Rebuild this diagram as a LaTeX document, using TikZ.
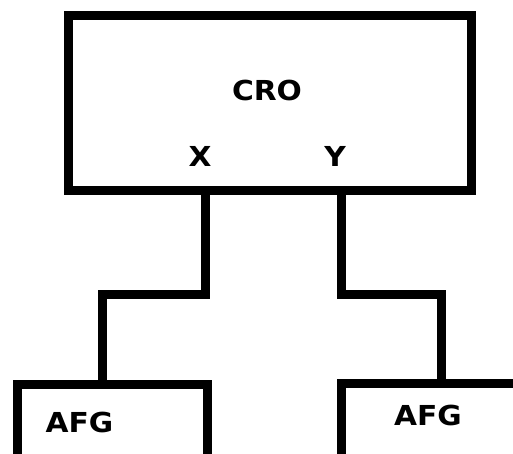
\documentclass[tikz,border=0pt]{standalone}
\usepackage{fontspec}
\setmainfont{DejaVu Sans}
\newfontfamily\labfont{DejaVu Sans Bold}[FakeStretch=1.08]
\begin{document}
\begin{tikzpicture}[x=1pt,y=-1pt,
  box/.style={draw=black,line width=9pt,inner sep=0pt,line join=miter},
  wire/.style={draw=black,line width=9pt,line join=miter},
  lab/.style={inner sep=0pt,font=\labfont\fontsize{27.5}{27.5}\selectfont}]
  \useasboundingbox (0,0) rectangle (513,454);
  \clip (0,0) rectangle (513,454);
  % oscilloscope
  \node[box,minimum width=402.5pt,minimum height=175pt] (cro) at (269.75,103.5) {};
  \node[lab] (crolab) at (267,90) {CRO};
  \node[lab] (xlab) at (200,156) {X};
  \node[lab] (ylab) at (335,156) {Y};
  % generators (lower parts run off the page)
  \node[box,minimum width=190pt,minimum height=160pt] (afgA) at (112,464) {};
  \node[box,minimum width=220pt,minimum height=160pt] (afgB) at (451,463) {};
  \node[lab] (afgAlab) at (79.5,422) {AFG};
  \node[lab] (afgBlab) at (428,415.5) {AFG};
  % channel taps and drop points
  \coordinate (xtap) at (205,0);
  \coordinate (ytap) at (341,0);
  \coordinate (xdrop) at (102,0);
  \coordinate (ydrop) at (441,0);
  \draw[wire] (cro.south -| xtap) -- ++(0,98.5) -| (afgA.north -| xdrop);
  \draw[wire] (cro.south -| ytap) -- ++(0,98.5) -| (afgB.north -| ydrop);
\end{tikzpicture}
\end{document}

## WRITTEN REQUEST
All of the material above needs to be restated exactly, with no pictures.

## TASK SOLUTION
Rebuild this diagram as a LaTeX document, using TikZ.
\documentclass[tikz,border=0pt]{standalone}
\usepackage{fontspec}
\setmainfont{DejaVu Sans}
\newfontfamily\labfont{DejaVu Sans Bold}[FakeStretch=1.08]
\begin{document}
\begin{tikzpicture}[x=1pt,y=-1pt,
  box/.style={draw=black,line width=9pt,inner sep=0pt,line join=miter},
  wire/.style={draw=black,line width=9pt,line join=miter},
  lab/.style={inner sep=0pt,font=\labfont\fontsize{27.5}{27.5}\selectfont}]
  \useasboundingbox (0,0) rectangle (513,454);
  \clip (0,0) rectangle (513,454);
  % oscilloscope
  \node[box,minimum width=402.5pt,minimum height=175pt] (cro) at (269.75,103.5) {};
  \node[lab] (crolab) at (267,90) {CRO};
  \node[lab] (xlab) at (200,156) {X};
  \node[lab] (ylab) at (335,156) {Y};
  % generators (lower parts run off the page)
  \node[box,minimum width=190pt,minimum height=160pt] (afgA) at (112,464) {};
  \node[box,minimum width=220pt,minimum height=160pt] (afgB) at (451,463) {};
  \node[lab] (afgAlab) at (79.5,422) {AFG};
  \node[lab] (afgBlab) at (428,415.5) {AFG};
  % channel taps and drop points
  \coordinate (xtap) at (205,0);
  \coordinate (ytap) at (341,0);
  \coordinate (xdrop) at (102,0);
  \coordinate (ydrop) at (441,0);
  \draw[wire] (cro.south -| xtap) -- ++(0,98.5) -| (afgA.north -| xdrop);
  \draw[wire] (cro.south -| ytap) -- ++(0,98.5) -| (afgB.north -| ydrop);
\end{tikzpicture}
\end{document}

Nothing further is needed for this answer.